One common misconception is that rabbit tastes like chicken. Well, it doesn’t–it tastes like rabbit! Rabbit is considered a “game” meat and offers a savory, softer flavor profile than chicken. It is low in fat and can be chopped, fried, diced, sliced… prepared any way your hopping heart desires. Rabbit is a white meat and well suited for spring, summer, autumn, or even winter. Because of this versatility it pairs well with many red and white wines.
Chef marinates his rabbit in a flavorful mixture of salt, pepper, garlic, and calvados. The seasoned pieces are sauteed and served with pear, rutabaga, and turnips. What a scrumptious combo! In order to pair wine with this dish, I look at the most dominant components: garlic, its fried preparation, salt, and pear.
In order to stand up to the garlic and the fried preparation, we must choose a wine with enough acid to “cut through” these qualities.
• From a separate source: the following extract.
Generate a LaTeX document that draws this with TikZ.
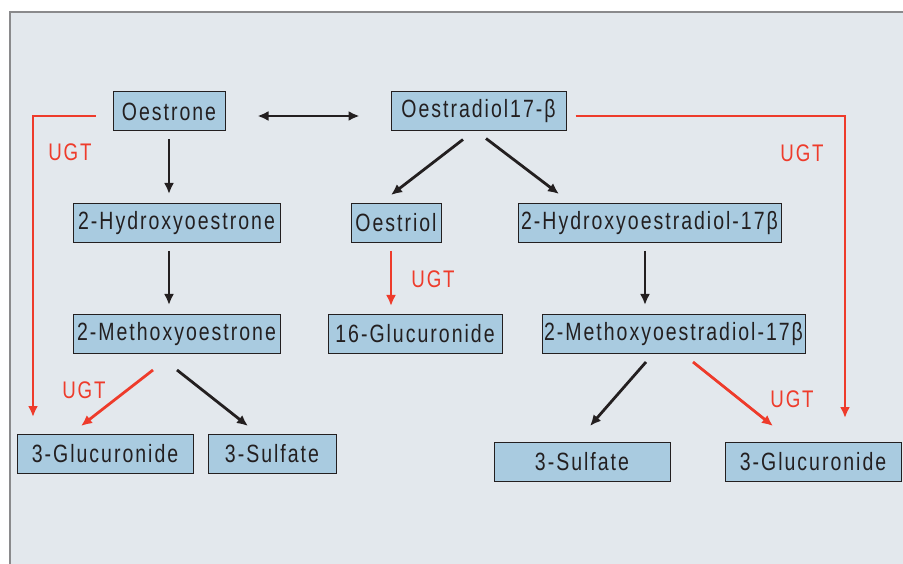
\documentclass[tikz,border=0pt]{standalone}
\usepackage{fontspec}
\setmainfont{Liberation Sans}[FakeStretch=0.78,LetterSpace=8]
\usetikzlibrary{arrows.meta,calc}
\definecolor{bg}{HTML}{E3E8ED}
\definecolor{boxfill}{HTML}{A9CBE0}
\definecolor{ugtred}{HTML}{EE3B2B}
\definecolor{ink}{HTML}{231F20}
\definecolor{frame}{HTML}{8A8A8C}
\begin{document}
\begin{tikzpicture}[x=1pt,y=-1pt,
  box/.style={draw=ink,line width=1pt,fill=boxfill,minimum height=39pt,inner sep=0pt,
    font=\fontsize{25}{29}\selectfont,text=ink},
  tip/.style={},
  arr/.style={draw=ink,line width=2.8pt,-{Latex[length=11pt,width=10pt]}},
  redarr/.style={draw=ugtred,line width=2.8pt,-{Latex[length=11pt,width=10pt]}},
  ugt/.style={text=ugtred,font=\fontsize{24}{28}\selectfont,inner sep=0pt}]
\useasboundingbox (0,0) rectangle (903,564);
\fill[white] (0,0) rectangle (903,564);
\fill[bg] (10,12) rectangle (903,564);
\draw[frame,line width=1.5pt] (10,564) -- (10,12) -- (903,12);

\node[box,minimum width=112pt] (oe1) at (169,111.5) {Oestrone};
\node[box,minimum width=175pt] (oe2) at (478.5,111.5) {Oestradiol17-β};
\node[box,minimum width=207pt] (hyd1) at (176.5,223) {2-Hydroxyoestrone};
\node[box,minimum width=90pt] (est) at (396,223) {Oestriol};
\node[box,minimum width=263pt] (hyd2) at (649.5,223) {2-Hydroxyoestradiol-17β};
\node[box,minimum width=207pt] (met1) at (176.5,334) {2-Methoxyoestrone};
\node[box,minimum width=174pt] (g16) at (415,334) {16-Glucuronide};
\node[box,minimum width=263pt] (met2) at (673.5,334) {2-Methoxyoestradiol-17β};
\node[box,minimum width=176pt] (gl1) at (105,454) {3-Glucuronide};
\node[box,minimum width=128pt] (su1) at (272,454) {3-Sulfate};
\node[box,minimum width=176pt] (su2) at (582,462) {3-Sulfate};
\node[box,minimum width=176pt] (gl2) at (813,462) {3-Glucuronide};

% black connectors
\draw[arr,{Latex[length=11pt,width=10pt]}-{Latex[length=11pt,width=10pt]}]
  ([shift={(32,4.5)}]oe1.east) -- ([shift={(-31,4.5)}]oe2.west);
\draw[arr] ([shift={(0,8)}]oe1.south) -- ([shift={(-7.5,-9)}]hyd1.north);
\draw[arr] ([shift={(-7.5,8)}]hyd1.south) -- ([shift={(-7.5,-9)}]met1.north);
\draw[arr] ([shift={(-15.5,8)}]oe2.south) -- ([shift={(-5,-8)}]est.north);
\draw[arr] ([shift={(7.5,7)}]oe2.south) -- ([shift={(-90.5,-9)}]hyd2.north);
\draw[arr] ([shift={(-4.5,8)}]hyd2.south) -- ([shift={(-28.5,-9)}]met2.north);
\draw[arr] ([shift={(0.5,16)}]met1.south) -- ([shift={(-24,-8)}]su1.north);
\draw[arr] ([shift={(-27.5,8)}]met2.south) -- ([shift={(8,-16)}]su2.north);

% red connectors
\draw[redarr] ([shift={(-5,8)}]est.south) -- ([shift={(-24,-8)}]g16.north);
\draw[redarr] ([shift={(-23.5,16)}]met1.south) -- ([shift={(-24,-8)}]gl1.north);
\draw[redarr] ([shift={(19.5,8)}]met2.south) -- ([shift={(-40,-16)}]gl2.north);
\draw[redarr] ([shift={(-17,4.5)}]oe1.west) -| ([shift={(-72,-17)}]gl1.north);
\draw[redarr] ([shift={(9,4.5)}]oe2.east) -| ([shift={(32,-24)}]gl2.north);

% UGT labels
\node[ugt] (u1) at (70,152) {UGT};
\node[ugt] (u2) at (802,153) {UGT};
\node[ugt] (u3) at (433,279) {UGT};
\node[ugt] (u4) at (84,390) {UGT};
\node[ugt] (u5) at (792,399) {UGT};
\end{tikzpicture}
\end{document}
Also, we need a wine that will neither accentuate the salt nor overpower the delicate flavors of the pear.
Reds: Oregon/ French Pinot Noir or a nice Chateauneuf-du-Pape from the Rhone Valley
Whites: Alsatian Riesling or a white Rhone such as Marsanne or Rousanne
All of these wines are known for their vibrant fruit flavors yet have enough of a backbone (acid) to stand up to the garlic and fried preparation.
So, there you have it. Prepare Chef Daniel’s Rabbit and Pear dish, choose a wine and remember that food and wine is best when shared!